Kisah lain datang dari seorang anak kecil Palestina yang berusia 7 tahun. Ia ditanya oleh tentara Israel, “siapa yang mengajarimu melempari kami dengan batu?” Si anak kecil menjawab bahwa dia dajari oleh saudaranya yang bernama Muhammad. Lalu, datanglah tentara Israel ke rumahnya untuk mencari Muhammad. Ternyata, anak kecil itu hanya memiliki satu saudara yang masih berusia 5 tahun. Kedua kisah ini mencerminkan bahwa intifadah telah merasuk ke dalam jiwa setiap orang di Palestina dan anak-anak batu menjadi bagian yang tak terelakkan.
Dua Perundingan
Intifadah I berakhir setelah Palestina dan Israel menggelar perundingan. Perundingan pertama yang bersifat rahasia berlangsung di Oslo pada 20-22 Januari 1993 yang kemudian dilanjutkan pada 4 Maret 1993. Setelah itu, perundingan berlanjut dalam rangkaian Konferensi Madrid yang mencapai putaran ke-10 di Washington pada 15 Juni sampai 1 Juli 1993.
Dalam perundingan tersebut, utusan AS Dennis Ross bertanya kepada utusan Palestina, Hanan Ashrawi, mengenai kebenaran desas-desus perundingan rahasia. Tetapi Hanan Ashrawi menjawab ia tidak mengetahui apapun. Jawaban tersebut memanglah benar. Musthafa Abd. Rahman dalam Jejak-jejak Juang Palestina (2002) menyampaikan bahwa yang melakukan perundingan rahasia ialah Yasser Arafat, Ahmed Qurei, dan Hassan Ashfour.
Seusai Konferensi Madrid, Hanan Ashrawi langsung menemui Yasser Arafat di Tunis untuk menyampaikan hasil perundingan yaitu proyek penarikan tentara Israel dari Jalur Gaza. Yasser Arafat meminta agar tidak hanya ditarik dari Jalur Gaza, melainkan juga dari Kota Jericho di Tepi Barat.

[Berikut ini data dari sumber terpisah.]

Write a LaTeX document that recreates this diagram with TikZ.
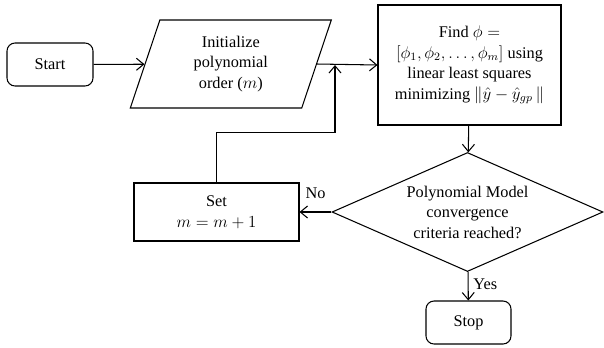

Pada waktu yang hampir bersamaan, sebenarnya perundingan rahasia di Oslo semakin mencapai kemajuan dan hampir final. Perundingan inilah yang membawa “kejutan” bagi Hanan Ashrawi yang tidak mengetahuinya. Seminggu menjelang dimulainya Konferensi Madrid putaran ke-11, Hanan Ashrawi mendapatkan telepon dari pejabat Palestina di Tunis yang menyampaikan bahwa terjadi perkembangan luar biasa, sehingga putaran ke-11 tidak perlu dilakukan.
Hanan Ashrawi segera berangkat ke Tunis, dan pada kesempatan inilah untuk pertama kalinya ia mengetahui soal perundingan rahasia di Oslo. Ahmed Qurei selaku ketua parlemen Palestina dan Hassan Ashfour selaku menteri negara Palestina, pada 20 Agustus 1993 rupanya telah berhasil mencapai kesepakatan di Oslo tentang Gaza-Jericho dan beberapa poin lainnya.
Kendati sudah memberi tahu kebenarannya, Yasser Arafat tetap meminta Hanan Ashrawi untuk menghadiri putaran ke-11 Konferensi Madrid untuk menandatangani Kesepakatan Oslo pada 13 September 1993 yang dianggap sebagai akhir dari Intifadah I.